I think this picture and the next best illustrate the changes I made. This first shot is straight out of the box and you can see how flat and square the handles were ground. It looks as if the covers and bolsters were blended by grinding them square to a grinder contact wheel where traditionally this sort of knife would be rounded and beveled. You can also see how the blade tangs were buffed over at the corners creating gaps in the open position.
This is after I refinished it. I added the bevels to the top of the bolsters and took the corners off all around.
I do like that the bolsters are thin and don't add bulk. The liners seem to be of a little thicker stock.

Spring tension and snap are both good and overall operation is smooth and positive.

Small knives are deceiving in pictures when there is nothing to judge size with, but I felt the covers were left a little bulky.
The spring side had been ground out of square and this is just one of those kinds of things that bugs me.
Here everything is neatly assembled and well blended.
These images are after refinishing - "before" on top and "after below". It's worth noting that there are no cover pins.

Before and after again. I felt that the bone just needed more blending.

The before shot is in the lower corner.

Both blades rub the liners, but just barely on the clip blade.

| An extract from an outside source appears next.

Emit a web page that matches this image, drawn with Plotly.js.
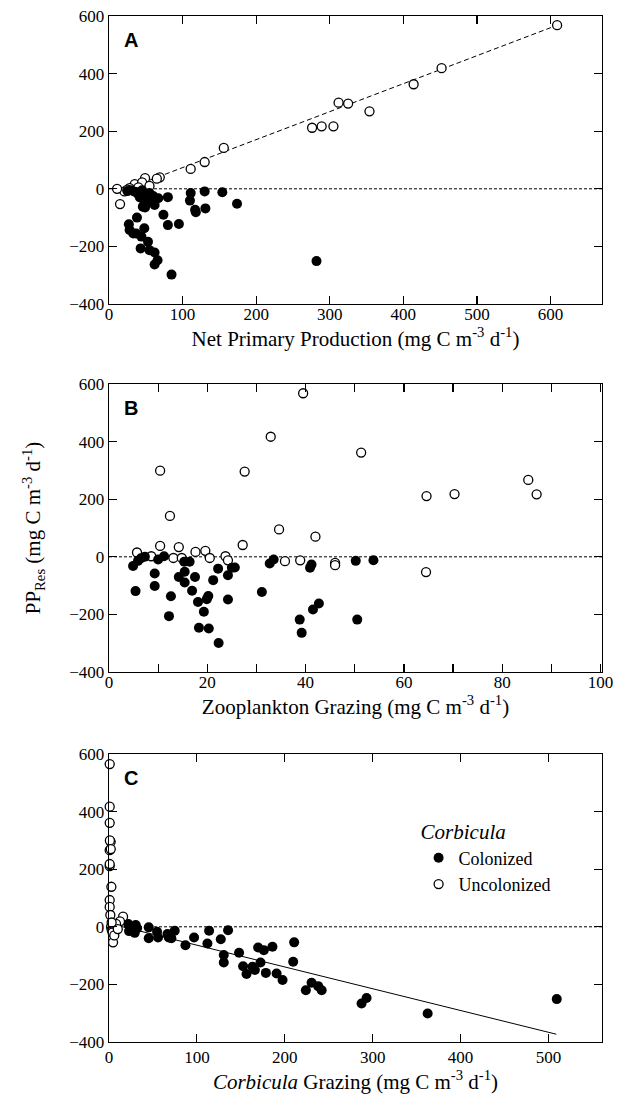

On a Trapper pattern knife, where each blade has its own channel, I think it's fair to expect the blades to be clear of the liners.

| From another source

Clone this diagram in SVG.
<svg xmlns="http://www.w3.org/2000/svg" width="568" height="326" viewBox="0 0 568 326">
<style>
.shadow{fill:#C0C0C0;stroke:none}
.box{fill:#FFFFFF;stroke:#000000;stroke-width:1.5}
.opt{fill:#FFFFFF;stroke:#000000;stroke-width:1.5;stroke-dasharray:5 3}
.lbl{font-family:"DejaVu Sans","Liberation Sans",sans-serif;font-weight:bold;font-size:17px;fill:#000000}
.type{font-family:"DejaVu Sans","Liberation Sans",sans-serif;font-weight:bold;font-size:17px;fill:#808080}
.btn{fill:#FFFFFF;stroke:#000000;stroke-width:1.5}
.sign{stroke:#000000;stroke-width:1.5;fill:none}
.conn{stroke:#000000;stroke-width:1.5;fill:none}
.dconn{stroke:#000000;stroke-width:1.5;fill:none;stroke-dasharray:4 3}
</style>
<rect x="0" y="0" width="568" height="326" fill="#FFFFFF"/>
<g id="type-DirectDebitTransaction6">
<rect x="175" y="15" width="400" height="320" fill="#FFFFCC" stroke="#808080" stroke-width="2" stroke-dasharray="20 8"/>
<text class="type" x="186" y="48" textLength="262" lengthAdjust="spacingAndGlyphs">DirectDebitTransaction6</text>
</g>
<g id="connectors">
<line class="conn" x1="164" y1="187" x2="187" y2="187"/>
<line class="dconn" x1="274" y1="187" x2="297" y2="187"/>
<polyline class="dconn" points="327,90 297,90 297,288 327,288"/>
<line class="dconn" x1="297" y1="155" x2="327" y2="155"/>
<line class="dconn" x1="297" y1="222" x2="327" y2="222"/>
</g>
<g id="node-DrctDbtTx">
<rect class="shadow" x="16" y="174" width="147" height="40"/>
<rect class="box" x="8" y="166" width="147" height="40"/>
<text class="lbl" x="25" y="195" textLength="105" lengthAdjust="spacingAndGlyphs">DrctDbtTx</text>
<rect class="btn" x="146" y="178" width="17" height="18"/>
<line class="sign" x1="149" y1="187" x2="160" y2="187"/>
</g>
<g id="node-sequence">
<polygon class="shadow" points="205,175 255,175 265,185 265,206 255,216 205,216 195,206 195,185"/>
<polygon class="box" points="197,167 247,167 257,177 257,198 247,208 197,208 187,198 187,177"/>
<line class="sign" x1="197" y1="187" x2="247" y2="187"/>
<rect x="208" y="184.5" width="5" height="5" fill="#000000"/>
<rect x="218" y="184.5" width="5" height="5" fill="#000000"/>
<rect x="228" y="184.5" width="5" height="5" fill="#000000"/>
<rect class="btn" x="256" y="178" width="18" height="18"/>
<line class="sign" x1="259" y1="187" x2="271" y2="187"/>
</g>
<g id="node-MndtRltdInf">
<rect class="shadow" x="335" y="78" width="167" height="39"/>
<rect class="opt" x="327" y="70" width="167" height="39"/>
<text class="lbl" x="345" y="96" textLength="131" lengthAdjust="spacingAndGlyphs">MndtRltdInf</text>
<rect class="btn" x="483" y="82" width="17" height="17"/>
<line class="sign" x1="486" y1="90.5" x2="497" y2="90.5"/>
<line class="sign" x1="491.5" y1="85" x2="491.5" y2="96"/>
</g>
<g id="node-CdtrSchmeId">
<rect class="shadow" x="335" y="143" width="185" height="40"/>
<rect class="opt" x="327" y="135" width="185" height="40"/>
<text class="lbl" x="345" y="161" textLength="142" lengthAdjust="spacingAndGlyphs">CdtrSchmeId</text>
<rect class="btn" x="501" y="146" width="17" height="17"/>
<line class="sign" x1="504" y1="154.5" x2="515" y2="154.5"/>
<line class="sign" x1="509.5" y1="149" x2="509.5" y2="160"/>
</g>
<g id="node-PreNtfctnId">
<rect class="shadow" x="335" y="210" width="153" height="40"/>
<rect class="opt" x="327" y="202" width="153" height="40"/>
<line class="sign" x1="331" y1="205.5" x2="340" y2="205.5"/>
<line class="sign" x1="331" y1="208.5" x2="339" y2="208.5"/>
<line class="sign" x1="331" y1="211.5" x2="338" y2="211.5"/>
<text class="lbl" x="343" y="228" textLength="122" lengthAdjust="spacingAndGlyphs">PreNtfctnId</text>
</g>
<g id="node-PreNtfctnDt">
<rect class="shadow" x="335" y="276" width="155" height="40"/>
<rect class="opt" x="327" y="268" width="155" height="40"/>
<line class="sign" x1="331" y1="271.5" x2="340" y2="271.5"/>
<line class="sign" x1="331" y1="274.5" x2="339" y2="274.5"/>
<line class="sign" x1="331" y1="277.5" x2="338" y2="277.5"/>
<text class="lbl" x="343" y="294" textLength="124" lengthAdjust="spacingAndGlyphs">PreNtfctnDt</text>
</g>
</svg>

The finished product is slimmer, but still thick for size when compared to other slip-joints.
I am one of those people who reads or watches a review where the knife couldn't be sharpened and I think to myself, yeah right. I can sharpen anything. The truth is, it's frustrating and I'm open to suggestions. I felt that something was happening at the edge each time I got close to having it sharp. I will most certainly give it a second chance and let the sharpening be a sort of evolution over time, but I think it's fair to expect this steel to be as easy and enjoyable as sharpening any old carbon steel pocket knife has always been. The bottom line is that this example from Bear & Son has stiff competition and it will have to improve in order to overcome it.

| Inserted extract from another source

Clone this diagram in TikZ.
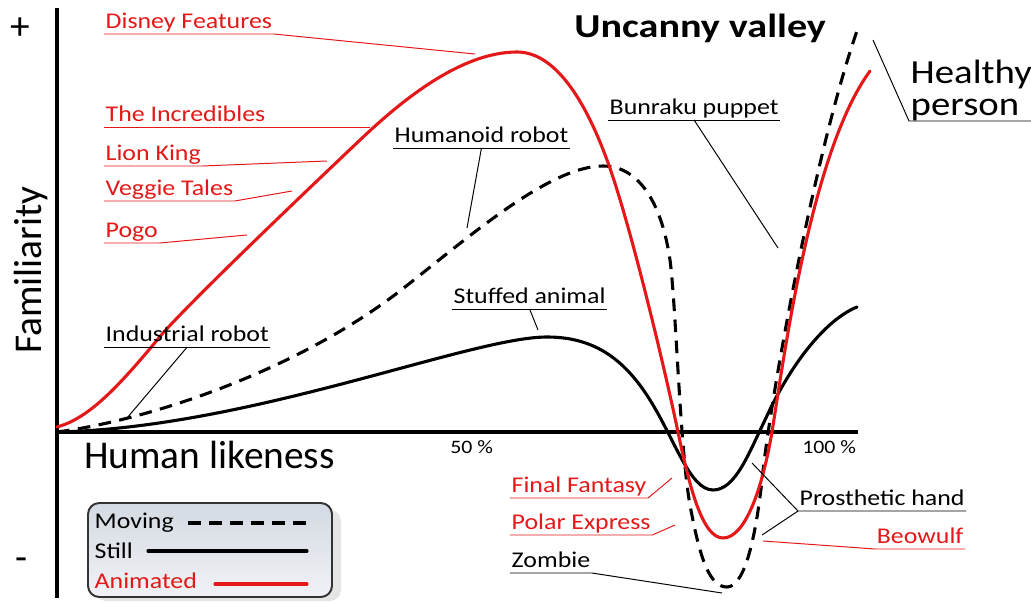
\documentclass[tikz,border=0pt]{standalone}
\usepackage{fontspec}
\setmainfont{Carlito}
\newfontfamily\rotfont{Carlito}[FakeStretch=1.15]
\newfontfamily\titfont{Carlito}[FakeStretch=1.2]
\usetikzlibrary{positioning, calc}
\definecolor{vermelho}{RGB}{228,24,24}
\definecolor{cinzaazul}{RGB}{212,218,227}
\definecolor{cinzaclaro}{RGB}{240,242,245}
\tikzset{
  rotulo/.style={font=\rotfont\fontsize{16}{19}\selectfont, inner xsep=1pt, inner ysep=0pt, text depth=3.5pt, anchor=south west},
  grande/.style={font=\fontsize{28}{30}\selectfont, inner sep=0pt},
  guia/.style={line width=0.7pt},
  eixo/.style={line width=2.4pt},
  curva/.style={line width=2.2pt, line cap=round, line join=round},
  parado/.style={curva, black},
  movendo/.style={curva, black, dash pattern=on 9pt off 6pt, line cap=butt},
  animado/.style={curva, vermelho},
}

\begin{document}
\begin{tikzpicture}[x=0.025cm, y=-0.025cm]
\useasboundingbox (0,0) rectangle (1031,603);

% Eixos
\draw[eixo] (57,8) -- (57,598);
\draw[eixo] (57,432) -- (858,432);
\node[grande] (mais) at (20,29) {+};
\node[grande] (menos) at (22,564) {-};
\node[grande, rotate=90] (familiaridade) at (31,270) {Familiarity};
\node[grande, anchor=base west] (semelhanca) at (84,468) {Human likeness};
\node[font=\rotfont\fontsize{13.5}{15}\selectfont, inner sep=0pt, anchor=base west] (cinquenta) at (450,453) {50 \%};
\node[font=\rotfont\fontsize{13.5}{15}\selectfont, inner sep=0pt, anchor=base west] (cem) at (802,453) {100 \%};
\node[font=\titfont\bfseries\fontsize{23.8}{26}\selectfont, inner sep=0pt, anchor=base west] (titulo) at (574,38) {Uncanny valley};

% Curvas
\draw[parado] (57,432) .. controls (250,428) and (470,337) .. (547,337)
  .. controls (595,337) and (625,360) .. (650,400)
  .. controls (675,440) and (690,490) .. (713,490)
  .. controls (735,490) and (748,455) .. (765,420)
  .. controls (790,365) and (825,320) .. (857,307);
\draw[movendo] (57,432) .. controls (150,420) and (300,370) .. (405,287)
  .. controls (470,236) and (550,166) .. (603,166)
  .. controls (640,166) and (662,205) .. (670,260)
  .. controls (676,305) and (680,450) .. (690,505)
  .. controls (700,560) and (710,587) .. (727,587)
  .. controls (745,587) and (756,535) .. (762,480)
  .. controls (770,400) and (815,150) .. (858,28);
\draw[animado] (57,427) .. controls (90,418) and (120,385) .. (163,333)
  .. controls (203,289) and (320,178) .. (360,140)
  .. controls (400,102) and (460,52) .. (517,52)
  .. controls (555,52) and (585,100) .. (607,160)
  .. controls (630,222) and (665,370) .. (678,432)
  .. controls (690,490) and (703,538) .. (723,538)
  .. controls (745,538) and (762,490) .. (772,432)
  .. controls (785,350) and (812,150) .. (870,71);

% Pontos das guias
\coordinate (pDisney) at (475,54);
\coordinate (pIncr) at (370,127);
\coordinate (pLion) at (327,161);
\coordinate (pVeggie) at (292,191);
\coordinate (pPogo) at (247,235);
\coordinate (pIndus) at (127,418);
\coordinate (pHumanoid) at (467,228);
\coordinate (pStuffed) at (538,330);
\coordinate (pBunraku) at (778,248);
\coordinate (pHealthy) at (873,40);
\coordinate (pFinal) at (672,478);
\coordinate (pPolar) at (675,525);
\coordinate (pZombie) at (722,593);
\coordinate (pProt1) at (752,463);
\coordinate (pProt2) at (762,535);
\coordinate (pBeo) at (763,541);

% Rotulos animados
\node[rotulo, text=vermelho] (disney) at (104,34) {Disney Features};
\node[rotulo, text=vermelho] (incr) at (104,127) {The Incredibles};
\node[rotulo, text=vermelho] (lion) at (104,166) {Lion King};
\node[rotulo, text=vermelho] (veggie) at (104,201) {Veggie Tales};
\node[rotulo, text=vermelho] (pogo) at (104,243) {Pogo};
\node[rotulo, text=vermelho] (final) at (510,498) {Final Fantasy};
\node[rotulo, text=vermelho] (polar) at (510,535) {Polar Express};
\node[rotulo, text=vermelho, anchor=south east] (beowulf) at (965,549) {Beowulf};

\draw[guia, vermelho] (disney.south west) -- (disney.south east) -- (pDisney);
\draw[guia, vermelho] (incr.south west) -- (pIncr);
\draw[guia, vermelho] (lion.south west) -- (lion.south east) -- (pLion);
\draw[guia, vermelho] (veggie.south west) -- (veggie.south east) -- (pVeggie);
\draw[guia, vermelho] (pogo.south west) -- (pogo.south east) -- (pPogo);
\draw[guia, vermelho] (final.south west) -- (final.south east) -- (pFinal);
\draw[guia, vermelho] (polar.south west) -- (polar.south east) -- (pPolar);
\draw[guia, vermelho] (beowulf.south east) -- (beowulf.south west) -- (pBeo);

% Rotulos pretos
\node[rotulo] (indus) at (104,347) {Industrial robot};
\node[rotulo] (humanoid) at (393,148) {Humanoid robot};
\node[rotulo] (stuffed) at (452,309) {Stuffed animal};
\node[rotulo] (bunraku) at (608,120) {Bunraku puppet};
\node[rotulo] (zombie) at (510,573) {Zombie};
\node[rotulo] (prot) at (798,511) {Prosthetic hand};
\node[font=\rotfont\fontsize{24}{22.7}\selectfont, align=left, inner xsep=1pt, inner ysep=0pt, anchor=south west] (healthy) at (909,121) {Healthy\\person};

\draw[guia] (indus.south west) -- (indus.south east);
\draw[guia] (indus.south) -- (pIndus);
\draw[guia] (humanoid.south west) -- (humanoid.south east);
\draw[guia] (humanoid.south) -- (pHumanoid);
\draw[guia] (stuffed.south west) -- (stuffed.south east);
\draw[guia] (stuffed.south) -- (pStuffed);
\draw[guia] (bunraku.south west) -- (bunraku.south east);
\draw[guia] (bunraku.south) -- (pBunraku);
\draw[guia] (zombie.south west) -- (zombie.south east) -- (pZombie);
\draw[guia] (prot.south east) -- (prot.south west) -- (pProt1);
\draw[guia] (prot.south west) -- (pProt2);
\draw[guia] (pHealthy) -- (healthy.south west) -- (healthy.south east);

% Legenda
\fill[black!10, rounded corners=8] (95,510) rectangle (341,601);
\shade[top color=cinzaazul, bottom color=cinzaclaro, draw=black!80, line width=1.4pt, rounded corners=8] (88,503) rectangle (332,597);
\node[rotulo, anchor=base west] (moving) at (93,528) {Moving};
\node[rotulo, anchor=base west] (still) at (93,558) {Still};
\node[rotulo, anchor=base west, text=vermelho] (animated) at (93,588) {Animated};
\draw[movendo] (188,523) -- (307,523);
\draw[parado] (148,551) -- (307,551);
\draw[animado] (215,584) -- (307,584);

\end{tikzpicture}
\end{document}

UPDATE: I did in fact give my little Trapper a second chance, and then a third. I'd like to think it's not unreasonable to say that the steel is in fact hard to sharpen because they didn't even get it done at the factory. For my third sharpening session I decided to use a fine stone to get it as sharp as I was able - the point where the edge seemed to simply refuse to go any further - then skip to a hard Arkansas to finish it up. The steel didn't agree with anything coarser and only with a back and forth polishing motion did I finally produce a wire edge. Once I had accomplished that it was a simple matter of pushing it side to side to refine it. It is now sharp, and maybe I learned a valuable sharpening lesson, but it was a fair amount of effort to get it done.